The adiabatic expansion formula is given by:
P1 * V1^γ = P2 * V2^γ
Where:
P1 = initial pressure
V1 = initial volume
P2 = final pressure
V2 = final volume
γ = heat capacity ratio (ratio of specific heat capacities)
In the case of an ideal monoatomic gas, the value of γ is 5/3.
Let's assume the initial pressure (P1) is P and the initial volume (V1) is V.
We know that the final pressure (P2) is half the initial pressure, so P2 = P/2.

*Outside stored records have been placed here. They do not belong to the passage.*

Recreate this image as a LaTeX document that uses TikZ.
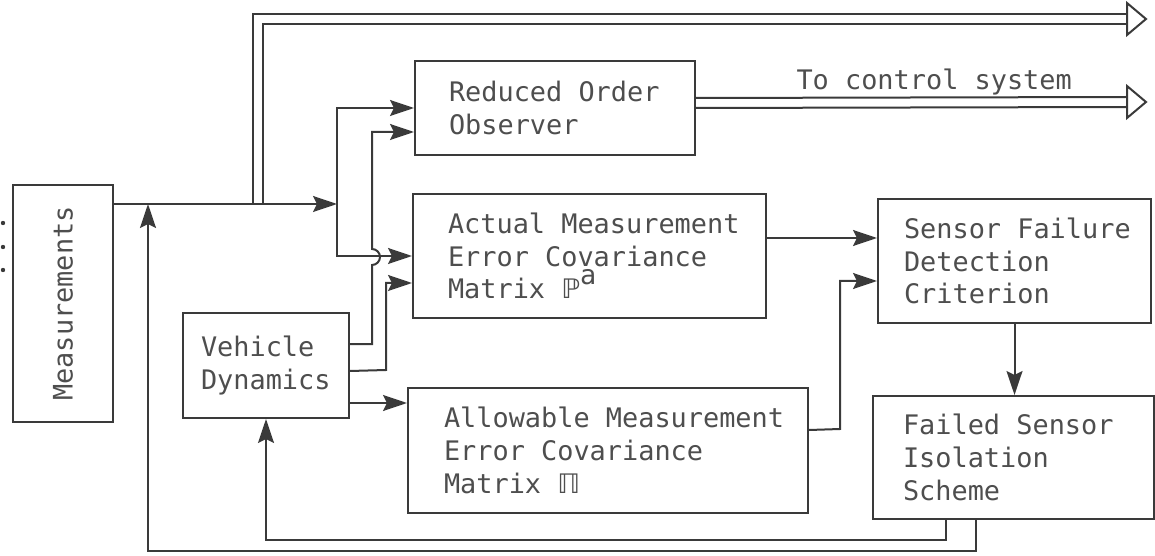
\documentclass[tikz,border=0pt]{standalone}
\usepackage{fontspec}
\usetikzlibrary{arrows.meta,calc}
\newfontfamily\boxfont{DejaVu Sans Mono}
\newfontfamily\dsfont{DejaVu Sans}
\definecolor{ink}{HTML}{3A3A3A}
\definecolor{txt}{HTML}{4E4E4E}
% one unbroken line of text with full-width monospace word spaces
\newcommand\mline[1]{\mbox{\spaceskip=0pt\xspaceskip=0pt\relax #1}}

\begin{document}
\begin{tikzpicture}[x=1bp, y=-1bp,
  every node/.style={font={\boxfont\fontsize{27}{33}\selectfont}, text=txt},
  box/.style={draw=ink, line width=2bp, align=left, anchor=north west, inner ysep=0pt},
  wire/.style={draw=ink, line width=2bp},
  arr/.style={wire, -{Stealth[length=24bp, width=16bp, inset=4bp]}},
  busend/.style={draw=ink, line width=2bp, line join=miter}]

\useasboundingbox (0,0) rectangle (1155,556);

% ---------------- blocks ----------------
\node[draw=ink, line width=2bp, rotate=90, minimum width=237bp, minimum height=100bp, inner sep=0pt]
  (meas) at (63,303.5) {Measurements};

\node[box, inner xsep=34bp, text width=212bp, minimum height=94bp] (roo) at (414,60)
  {\mline{Reduced Order}\\Observer};

\node[box, inner xsep=35bp, text width=283bp, minimum height=124bp] (act) at (412,193)
  {\mline{Actual Measurement}\\\mline{Error Covariance}\\\mline{Matrix {\dsfont ℙ}\raisebox{14bp}{a}}};

\node[box, inner xsep=36bp, text width=328bp, minimum height=125bp] (allow) at (407,387)
  {\mline{Allowable Measurement}\\\mline{Error Covariance}\\\mline{Matrix {\dsfont ℿ}}};

\node[box, inner xsep=18bp, text width=130bp, minimum height=105bp] (vd) at (182,312)
  {Vehicle\\Dynamics};

\node[box, inner xsep=26bp, text width=221bp, minimum height=124bp] (sfdc) at (877,198)
  {\mline{Sensor Failure}\\Detection\\Criterion};

\node[box, inner xsep=30bp, text width=221bp, minimum height=123bp] (fsis) at (872,395)
  {\mline{Failed Sensor}\\Isolation\\Scheme};

\node[anchor=base west] (ctl) at (793,90) {To control system};

% leading dots beside the measurement block
\foreach \yy in {223,247,270} \fill[ink] (3,\yy) circle (2.2);

% ---------------- junctions and bends ----------------
\coordinate (mj) at (337,204);   % split of the measurement line
\coordinate (fb) at (148,204);   % feedback joins the measurement line
\coordinate (t1) at (253,204);
\coordinate (t2) at (263,204);
\coordinate (o1) at (1127,19);   % upper bus arrow
\coordinate (o2) at (1127,102);  % control-system bus arrow
\coordinate (d0) at ($(vd.east)+(0,37.5)$);
\coordinate (a0) at ($(act.east)+(0,-18)$);
\coordinate (b0) at ($(allow.east)+(0,-20.5)$);
\coordinate (f1) at (946,540);
\coordinate (f2) at (976,551);

% ---------------- connectors ----------------
\draw[arr] (meas.south |- mj) -- (mj);
\draw[arr] (mj) |- (roo.west);
\draw[arr] (mj) |- (act.west);

% vehicle dynamics to observer, hopping over the measurement branch
\draw[arr] ($(vd.east)+(0,-21.5)$) -| (372,265)
  arc[start angle=90, end angle=-90, radius=8] |- ($(roo.west)+(0,24)$);
\draw[arr] ($(vd.east)+(0,5.5)$) -- (386,370) |- ($(act.west)+(0,27)$);
\draw[arr] (d0) -- (d0 -| allow.west);

% into the failure detection criterion
\draw[arr] (a0) -- (a0 -| sfdc.west);
\draw[arr] (b0) -- (840,429) |- ($(sfdc.west)+(0,20)$);
\draw[arr] (sfdc.south) -- (sfdc.south |- fsis.north);

% feedback from the isolation scheme
\draw[arr] (fsis.south -| f1) -- (f1) -| (vd.south);
\draw[arr] (fsis.south -| f2) -- (f2) -| (fb);

% upper double bus
\draw[wire] (t1) |- ($(o1)+(0,-5)$);
\draw[wire] (t2) |- ($(o1)+(0,5)$);
\draw[busend] ($(o1)+(0,-16)$) -- ($(o1)+(19,0)$) -- ($(o1)+(0,16)$) -- cycle;

% observer output bus to the control system
\draw[wire] ($(roo.east)+(0,-10)$) -- ($(o2)+(0,-5)$);
\draw[wire] (roo.east) -- ($(o2)+(0,5)$);
\draw[busend] ($(o2)+(0,-16)$) -- ($(o2)+(19,0)$) -- ($(o2)+(0,16)$) -- cycle;

\end{tikzpicture}
\end{document}
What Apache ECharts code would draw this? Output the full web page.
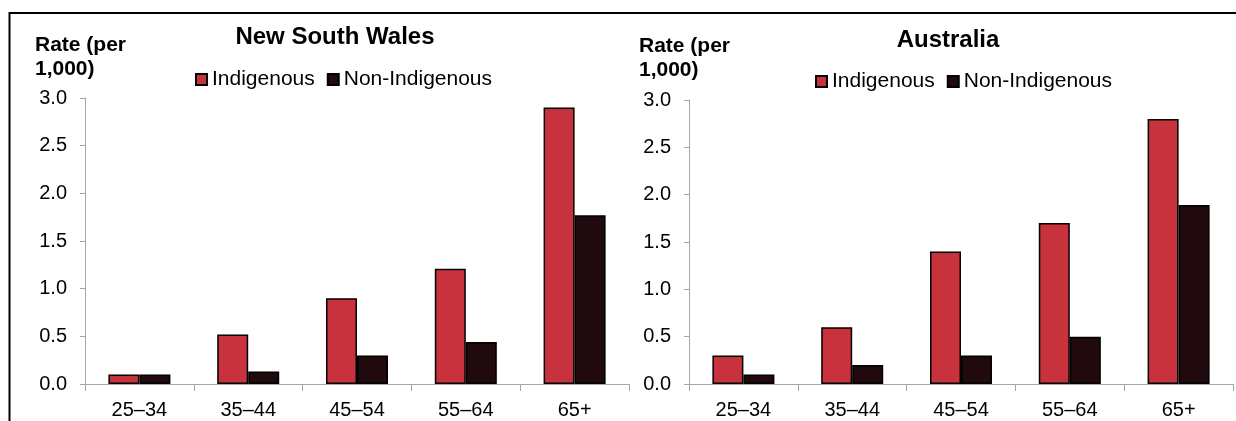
<!DOCTYPE html>
<html>
<head>
<meta charset="utf-8">
<script src="https://cdn.jsdelivr.net/npm/echarts@6/dist/echarts.min.js"></script>
<style>
html,body{margin:0;padding:0;background:#fff;}
#chart{width:1236px;height:421px;}
</style>
</head>
<body>
<div id="chart"></div>
<script>
const categories = ['25–34', '35–44', '45–54', '55–64', '65+'];
const nswIndigenous = [0.1, 0.52, 0.9, 1.21, 2.9];
const nswNonIndigenous = [0.1, 0.13, 0.3, 0.44, 1.77];
const ausIndigenous = [0.3, 0.6, 1.4, 1.7, 2.8];
const ausNonIndigenous = [0.1, 0.2, 0.3, 0.5, 1.89];
const yTicks = [0, 0.5, 1.0, 1.5, 2.0, 2.5, 3.0];
const panelTitles = ['New South Wales', 'Australia'];
const yAxisTitle = 'Rate (per\n1,000)';
const seriesNames = ['Indigenous', 'Non-Indigenous'];

const RED = '#C8323C';
const DARK = '#200A0D';
const AXIS = '#A6A6A6';
const FONT = '"Liberation Sans", Arial, sans-serif';

const chart = echarts.init(document.getElementById('chart'), null, {renderer: 'canvas'});

function yAxis(gi) {
  return {
    type: 'value', gridIndex: gi, min: yTicks[0], max: yTicks[yTicks.length - 1], interval: 0.5,
    axisLine: {show: true, lineStyle: {color: AXIS, width: 1}},
    axisTick: {show: true, length: 5, lineStyle: {color: AXIS}},
    splitLine: {show: false},
    axisLabel: {color: '#000', fontSize: 20, fontFamily: FONT, margin: 18,
      formatter: v => v.toFixed(1)}
  };
}
function xAxis(gi) {
  return {
    type: 'category', gridIndex: gi, data: categories,
    axisLine: {show: true, lineStyle: {color: AXIS, width: 1}},
    axisTick: {show: true, length: 7, lineStyle: {color: AXIS}},
    axisLabel: {color: '#000', fontSize: 20, fontFamily: FONT, margin: 16}
  };
}
function bar(name, data, color, gi) {
  return {
    name, type: 'bar', data, xAxisIndex: gi, yAxisIndex: gi,
    barGap: '0%', barCategoryGap: '43%',
    itemStyle: {color, borderColor: '#000', borderWidth: 1.5},
    emphasis: {disabled: true}
  };
}
const titleStyle = {fontSize: 24, fontWeight: 'bold', color: '#000', fontFamily: FONT};
const axisTitleStyle = {fontSize: 21, fontWeight: 'bold', color: '#000', fontFamily: FONT, lineHeight: 24};
const legendText = {fontSize: 21, color: '#000', fontFamily: FONT};

chart.setOption({
  animation: false,
  title: [
    {text: panelTitles[0], left: 335, top: 25, textAlign: 'center', textStyle: titleStyle, padding: 0},
    {text: panelTitles[1], left: 948, top: 28, textAlign: 'center', textStyle: titleStyle, padding: 0},
    {text: yAxisTitle, left: 35, top: 33, textStyle: axisTitleStyle, padding: 0},
    {text: yAxisTitle, left: 639, top: 34, textStyle: axisTitleStyle, padding: 0}
  ],
  legend: [
    {data: seriesNames, left: 195, top: 69, padding: 0, icon: 'rect', itemWidth: 11, itemHeight: 11, itemGap: 12,
      textStyle: legendText, selectedMode: false},
    {data: seriesNames, left: 815, top: 71, padding: 0, icon: 'rect', itemWidth: 11, itemHeight: 11, itemGap: 12,
      textStyle: legendText, selectedMode: false}
  ],
  grid: [
    {left: 85, right: 607, top: 98, bottom: 37},
    {left: 689, right: 3, top: 100, bottom: 37}
  ],
  xAxis: [xAxis(0), xAxis(1)],
  yAxis: [yAxis(0), yAxis(1)],
  series: [
    bar(seriesNames[0], nswIndigenous, RED, 0),
    bar(seriesNames[1], nswNonIndigenous, DARK, 0),
    bar(seriesNames[0], ausIndigenous, RED, 1),
    bar(seriesNames[1], ausNonIndigenous, DARK, 1)
  ],
  graphic: [
    {type: 'polyline', shape: {points: [[9.5, 421], [9.5, 13], [1236, 13]]},
      style: {stroke: '#000', lineWidth: 2, fill: null}, silent: true}
  ]
});
</script>
</body>
</html>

Using the adiabatic expansion formula, we can now solve for the final volume (V2) in terms of P and V:
P1 * V1^γ = P2 * V2^γ
P * V^γ = (P/2) * V2^γ
Next, we can isolate V2:
V2^γ = V^γ * P/P2
V2^γ = V^γ * P/(P/2)
V2^γ = 2 * V^γ
Taking the γth root of both sides, we get:
V2 = V * (2)^(1/γ)
For an ideal monoatomic gas, γ = 5/3, so we have:
V2 = V * (2)^(3/5)
Therefore, the volume changes by a factor of (2)^(3/5) or approximately 1.5157 during the adiabatic expansion process when the pressure is reduced to half its original value.